At a press conference on Tuesday, McLaughlin called for a level playing field in terms of financial transparency and stated that a standard without US participation “is not a global standard”, reports the Cayman Compass.
McLaughlin’s comments follow his attendance at the anti-corruption summit in London last week, which saw 40 countries come together to develop a global standard on the automatic exchange of beneficial ownership information.
Although represented at the summit by secretary of state John Kerry, the US advised that it was not in a position to even sign the summit communique, which outlined the steps needed to combat corruption as agreed by attendees.
At the press conference, McLaughlin said the “temperature in the room fell about 10 degrees” when he pointed out that the fight against corruption would not work if the G20 nations, the US in particular, did not sign up.
The premier admitted that his comments were received with hostility, but it was an opportunity he could not pass up, reports Cayman News Service.
Cayman Islands’ financial services minister Wayne Panton criticised the hypocritical stance of the US in singling out overseas territories for a lack of transparency.
Referring to a 2008 comment by president Barrack Obama that a single address in the Cayman Islands “supposedly houses 12,000 corporations”, Panton pointed to the US state of Delaware where one address alone reportedly has 285,000 companies registered there.
He said that all of the companies registered in the UK crown dependencies and overseas territories, with the exception of the British Virgin Islands, would still be less than those registered at a single address in Delaware.
No mechanism yet
While the premier voiced his support for the initiative, he emphasised that Cayman has not agreed to a specific method for exchanging any information.

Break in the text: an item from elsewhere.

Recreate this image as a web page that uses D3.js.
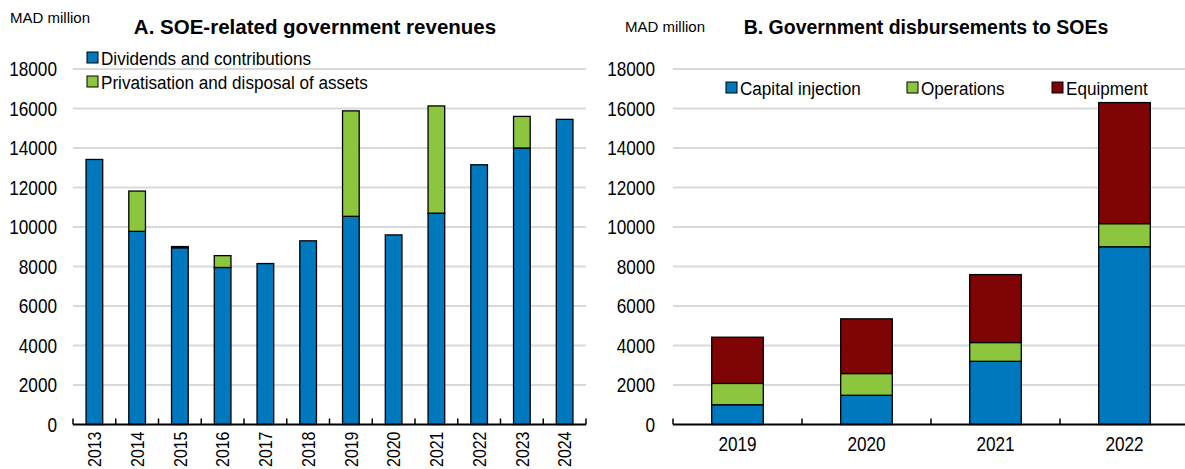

“For the record, Cayman has not agreed to implement a mechanism [to exchange beneficial ownership data]. Indeed, there is no mechanism to implement. It does not yet exist,” he said.
“What we have agreed to is to participate in the global discussion that will lead to the development of such a mechanism.”
Secrecy law repealed
The Cayman Islands announced last week that it will repeal its Confidential Relationships (Preservation) Law, commonly known as the ‘secrecy law’, by September 2016.
In addition, the government has passed legislation that completely abolishes the use of bearer shares, which can be used to conceal the identities of beneficial owners. Bearer shares were immobilised in 2000.